The early session of the Big East Tournament’s quarterfinals were nothing short of epic.
In the opener, UConn beat Pitt when Kemba Walker amputated Gary McGhee’s ankles before drilling a seventeen-foot buzzer beater. In the second game, St. John’s lost a nail biter to Syracuse in front of the best crowd we have seen at the tournament to date. It was thrilling, it was tense, it was was everything you expect the Big East Tournament to be.
In the evening session, however, we weren’t quite as lucky. Louisville ran Marquette off the court just hours after Notre Dame embarrassed Cincinnati.
One of the biggest points of contention coming into this season in the Big East was the structure of the conference tournament. The way it is currently set up, the top four teams get a double-bye, a free pass into the quarterfinals. In the previous two Big East tournaments played with this format, however, only three of the eight teams that received the double bye advanced.
Its part of the reason that the coaches tried to vote it away this offseason. And while that proposal was eventually shot down by the higher-ups in the Big East, it didn’t seem to have much of an effect the outcomes this season despite the Big East being as balanced No. 1-No. 11 as it has ever been. Three of the top four seeds advanced, with Pitt’s loss to UConn being the only blemish.
But that doesn’t mean that the coaches are happy about it.
“I’ve said for two years now when you sit around till Thursday it’s not good,” Syracuse head coach Jim Boeheim said after his team’s 79-73 win over St. John’s. “I think it’s difficult for the top seeds to do that. I’m glad we won so that everybody doesn’t think I’m crying but it’s — I don’t think it’s a good way to do it.”
Rick Pitino concurred, saying he “worries about the double bye sometimes, just not being prepared.”
“I just like to play a little bit, rather than sit them.”
Its counter-intuitive, when you think about it.
Instead of being given the gift of the quarterfinals in exchange for performing well during conference play, the Big East coaches voted that the top four teams should have to earn their way into the quarters. Their argument is that it is more of an advantage to get a tune-up against a bottom four team in the conference, to wet your feet in the waters of Madison Square Garden, than it is to sit for two days and play a team already in the flow of the tournament, tired legs be damned.
The argument does hold some validity.
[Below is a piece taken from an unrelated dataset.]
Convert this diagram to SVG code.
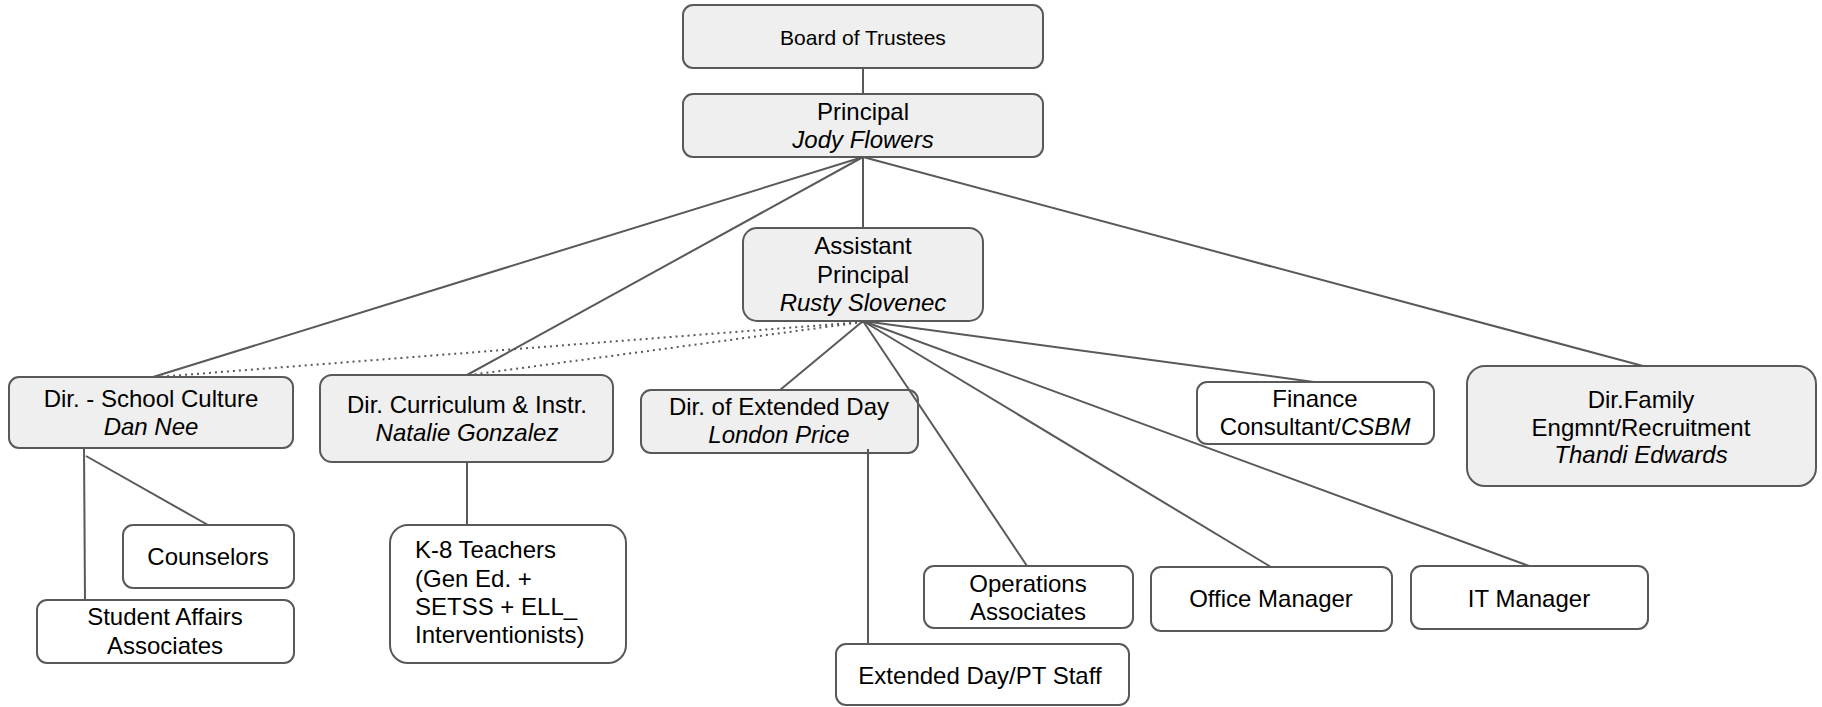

We are talking about 18-21 year olds in peak physical condition that came up through an AAU system where they played as many as four games in a day. Physical exhaustion is less of a worry than the distractions that come with staying in New York City.
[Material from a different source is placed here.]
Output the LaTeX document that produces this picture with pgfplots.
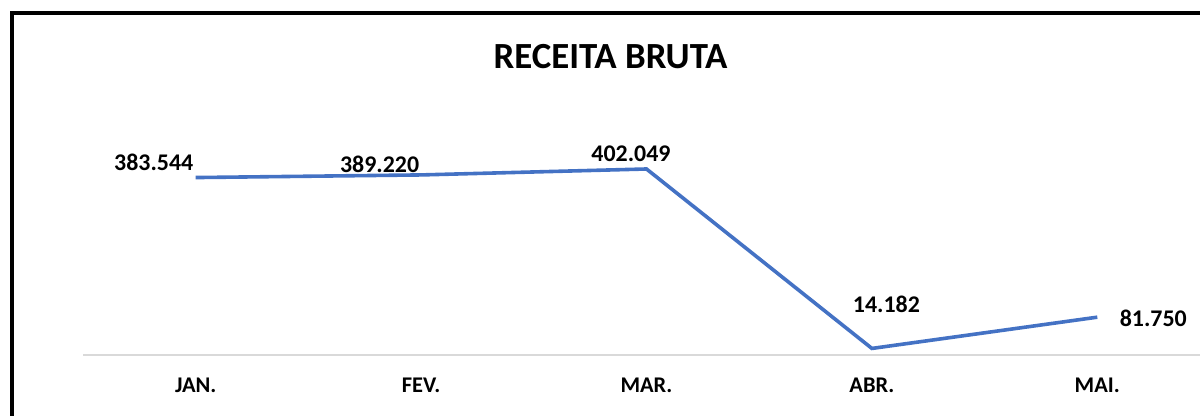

There are way to battle it, however.
Mike Brey took his players to see Jersey Boys and played knock out at practices and shootarounds to keep the mood lightened.
“I think it’s a matter of how you prepare and I think this group has prepared tremendously all year,” Ben Hansbrough, the Big East player of the year, said after the game. “You can look at it either one or two ways, a bunch of young guys would look at it that maybe we don’t prepare the best but we prepared ourselves mentally and take our mental preparation to the next level and we did that through practice.”
Rick Pitino, on the other hand, treated this trip to New York like any other road trip.
“I think we did an intelligent thing, we didn’t come until late Wednesday,” Pitino said. “So we treated it just like a road game. We didn’t need to rest.”
The coaches may not like it, but the double bye isn’t going anywhere, at least not in the near future. Its just another obstacle to deal with in what is the toughest conference tournament in the country.
Hell, there is an argument to be made that the double bye had zero influence on today’s quarterfinal games. Even the team that lost jumped out to an early, double-digit lead.
“I’ve never been a favor of sitting out two days,” UConn head coach Jim Calhoun said, “but I don’t think it affected [Pitt] because they came out and shot really good. Given our league, they came out early, so I don’t know that that was a factor.”
The factor that the coaches are ignoring is that, at the end of the day, the conference tournament title is relatively meaningless. Fans love it when their team happens to win, but forget about the title a day or two later when the selection committee.
And playing four games in four days, which the champion and runner-up would then have to do, could put more strain on the teams and risks more injury that you have already.
Eventually, a change to the format is going to need to be made with TCU joining the Big East.
But until then, coaches, no more whining about the double bye.
Today proved that it is relatively meaningless.